When the Tacoma begins arriving at North American dealerships this year, it will share distinct styling cues and features with the larger Tundra, along with a four-cylinder-based version of the Tundra’s optional i-Force Max hybrid powertrain. The similarities are purposeful, Hunter said.

“Tundra set the tone for that in the shape language and in the taste. The kinds of forms that we’re using. We coined the term ‘interlocking shapes’ — interlocking symbolizes strength — and we wanted that to come across in the trucks,” he said, “so that when somebody looks at it, fundamentally it looks strong. It is strong and it looks strong. Everything we did was really from the point of view of its capability, which was going to be great.”

Toyota brand head David Christ said dealer input was instrumental in helping craft the redesigned Tacoma, through the product council of the Toyota National Dealers Advisory Council.

“Dealers have been very involved, and we have product counsel that we use to get feedback on our product decisions,” Christ said. “Those dealers … are not only great car dealers but also have a knowledge and a passion about product. So we included them in the process of developing and engineering the truck, and we think we hit on all of the asks for the segment.”

One of those asks from dealers and customers, Hunter said, was for a fundamental change in the cabin.

Hunter said in customer and dealer feedback from the third-generation Tacoma, “one of the key areas we looked at was the seating position; the hip-to-heel of that truck was … a little bit lacking.

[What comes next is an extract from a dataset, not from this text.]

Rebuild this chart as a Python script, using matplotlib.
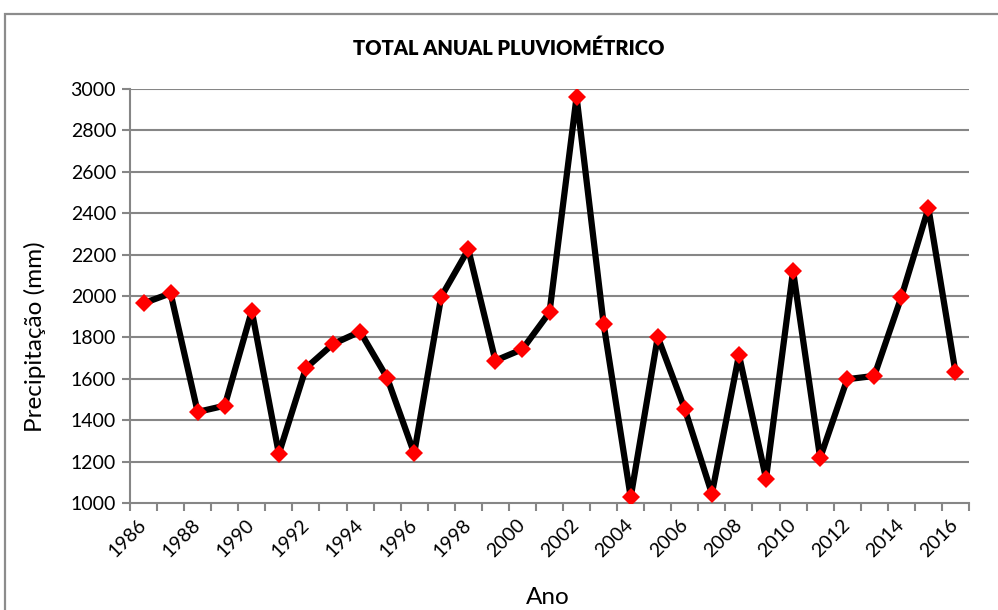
# Total anual pluviometrico - line chart

import matplotlib
matplotlib.use('Agg')
import matplotlib.pyplot as plt
from matplotlib.patches import Rectangle
import numpy as np

plt.rcParams['font.family'] = ['Lato', 'DejaVu Sans']

anos = list(range(1986, 2017))
precip = [1965, 2013, 1440, 1470, 1928, 1238, 1652, 1768, 1828, 1605,
          1240, 1997, 2225, 1688, 1743, 1921, 2962, 1865, 1028, 1802,
          1453, 1045, 1715, 1118, 2122, 1218, 1598, 1614, 1995, 2425, 1632]
yticks = [1000, 1200, 1400, 1600, 1800, 2000, 2200, 2400, 2600, 2800, 3000]

GRID = '#868686'
W, H = 998, 610

fig = plt.figure(figsize=(W / 100, H / 100), dpi=100)
ax = fig.add_axes([130 / W, 1 - 503 / H, (969 - 130) / W, (503 - 89) / H])

# chart area border (left / top visible)
fig.patches.append(Rectangle((5 / W, -0.1), 1.2, 1 - 14 / H + 0.1,
                             transform=fig.transFigure, fill=False,
                             edgecolor='#8c8c8c', linewidth=1.6, zorder=0))

x = np.arange(len(anos))
ax.plot(x, precip, color='black', linewidth=4.5, zorder=3,
        marker='D', markersize=9, markerfacecolor='#ff0000',
        markeredgecolor='#ff0000', markeredgewidth=0, solid_joinstyle='round')

ax.set_xlim(-0.5, len(anos) - 0.5)
ax.set_ylim(1000, 3000)
ax.set_yticks(yticks)
for v in yticks[1:]:
    ax.axhline(v, color=GRID, linewidth=1.5, zorder=1)

# category boundaries as tick marks, labels every 2 years
ax.set_xticks(np.arange(len(anos) + 1) - 0.5)
ax.set_xticklabels([])
ax.set_xticks(x[::2], minor=True)
ax.set_xticklabels([str(a) for a in anos[::2]], minor=True,
                   rotation=45, ha='right', va='center',
                   rotation_mode='anchor', fontsize=14)
ax.tick_params(axis='x', which='major', length=6, width=1.5, color=GRID,
               direction='out')
ax.tick_params(axis='x', which='minor', length=0, pad=14)
ax.tick_params(axis='y', length=6, width=1.5, color=GRID, labelsize=14, pad=4)

for s in ['top', 'right']:
    ax.spines[s].set_visible(False)
for s in ['left', 'bottom']:
    ax.spines[s].set_color(GRID)
    ax.spines[s].set_linewidth(1.5)

fig.text(509 / W, 1 - 48 / H, 'TOTAL ANUAL PLUVIOMÉTRICO', ha='center',
         va='center', fontsize=14.5, fontweight='heavy')
fig.text(35 / W, 1 - 337 / H, 'Precipitação (mm)', ha='center', va='center',
         rotation=90, fontsize=17.5)
fig.text(548 / W, 1 - 597 / H, 'Ano', ha='center', va='center', fontsize=17.5)

fig.savefig('out.png', dpi=100)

If you were a tall guy getting into that truck and using it, it presented a few challenges, so we really wanted to fix that problem and get a proper seating position.”

Hunter said designers raised the seating position, which required lifting the roofline slightly to give the Tacoma adequate headroom.

“Entry/egress should be easy on a truck,” Hunter said. “It shouldn’t be a laborious task to get in and out of your truck, so we really wanted to just make it very easy to use — convenient, simple.

“They weren’t looking for a new truck/car, or a new concept of a truck,” Hunter said of dealer asks in the design phase. “Instead, they said, ‘Give me a rugged truck; that’s what I need.’ So we really, really took that to heart.”

Hunter said the new Tacoma is a “pure play, utility off-road, rugged product,” derived from the previous generation, “but we had to modernize it so it felt like a new product.”

Because the Tacoma is exclusive to North America, Hunter said designers didn’t have to worry about limitations from other markets.

“Let’s look at who our customer is, and direct [the design] squarely at them,” he said, differentiating it from the Toyota Hilux, a compact pickup sold in the rest of the world. “You can’t get too rugged with the design of the Tacoma, so we really took that to heart. But the Hilux is a different truck in a different market, and it has different needs.”